We left Casablanca and drove north along the coast to Rabat (approximately 1.5 hours), the capital of Morocco and its first Imperial city. It rests along the shores of the Bouregreg River and the Atlantic Ocean. It’s known for landmarks that speak to its Islamic and French-colonial heritage, including the Kasbah of the Udayas. This Berber-era royal fort is surrounded by formal French-designed gardens and overlooks the ocean. The city’s iconic Hassan Tower, a 12th-century minaret, soars above the ruins of a mosque. (Source: Google).
Our first stop was to visit the palace which was very impressive. They have 2,000 people living in the grounds and 500 working in the palace.

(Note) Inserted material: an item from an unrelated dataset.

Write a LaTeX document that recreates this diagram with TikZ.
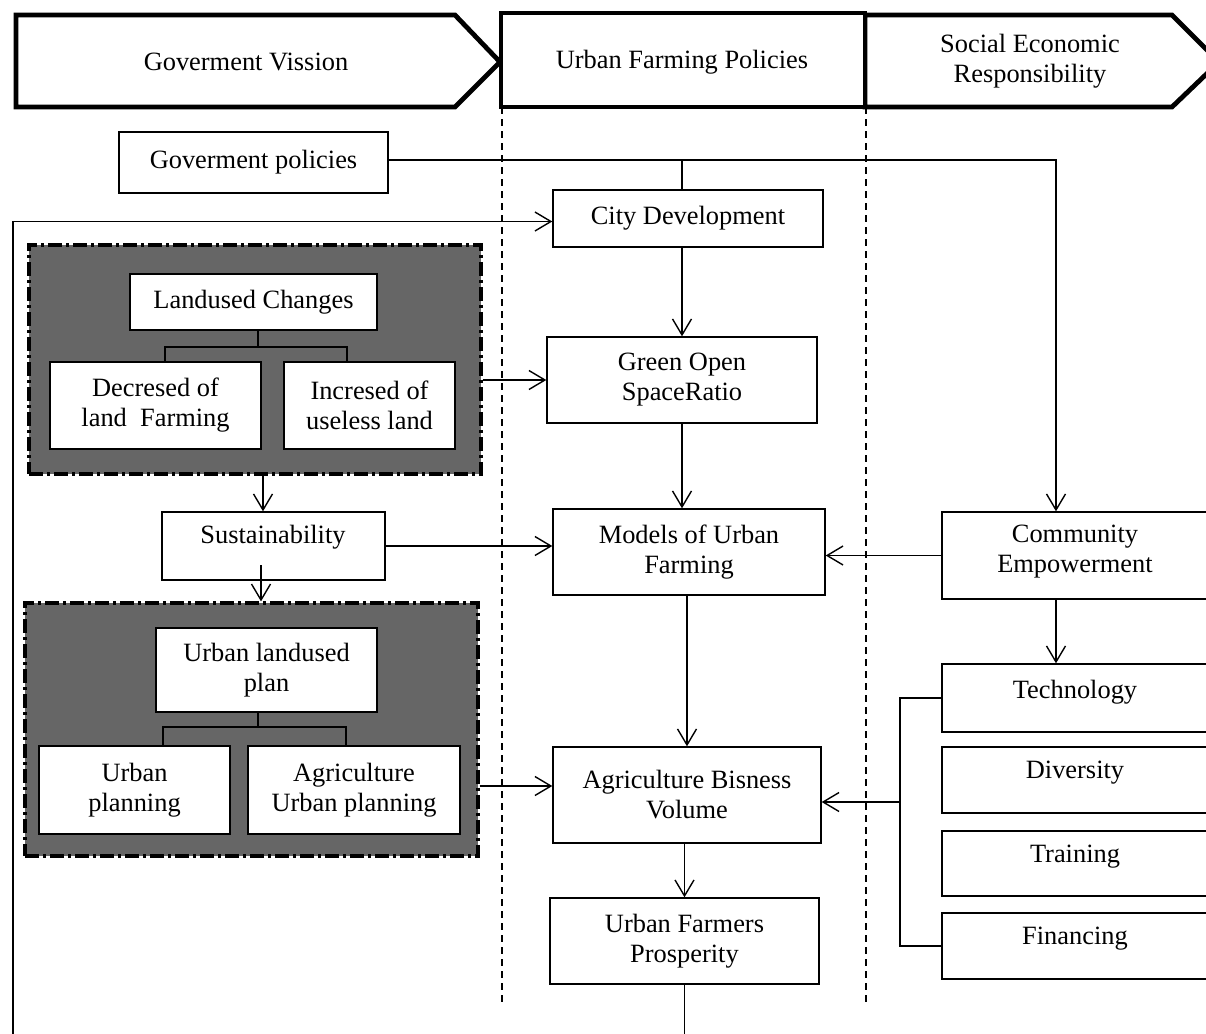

Just a short walk from the town are the ruins of the citadel one of the earliest known settlements and now known as the Chellah.
Then on to the Mauseloum and time to explore the lovely walled quarter known as the Kasbah of the Udayas. The edifice of the Kasbah was built in the 12th century during the reign of the Almohad Caliphatekashbar. It is painted blue and white and our guide told us the blue keeps the mosquitos away!!!
We were very fortunate that our local guide in Rabat lived in the Kasbah and he invited us in for mint tea. He told us his family have lived there for 300 years. It was fascinating to see his home and meet his family. They made us all very welcome. One of the things I love about travel is seeing how other people live.
We walked through the markets in the Medina and had a delicious dinner at a cafe such an amazing atmosphere. Make sure you visit Rabat it is full of history and culture.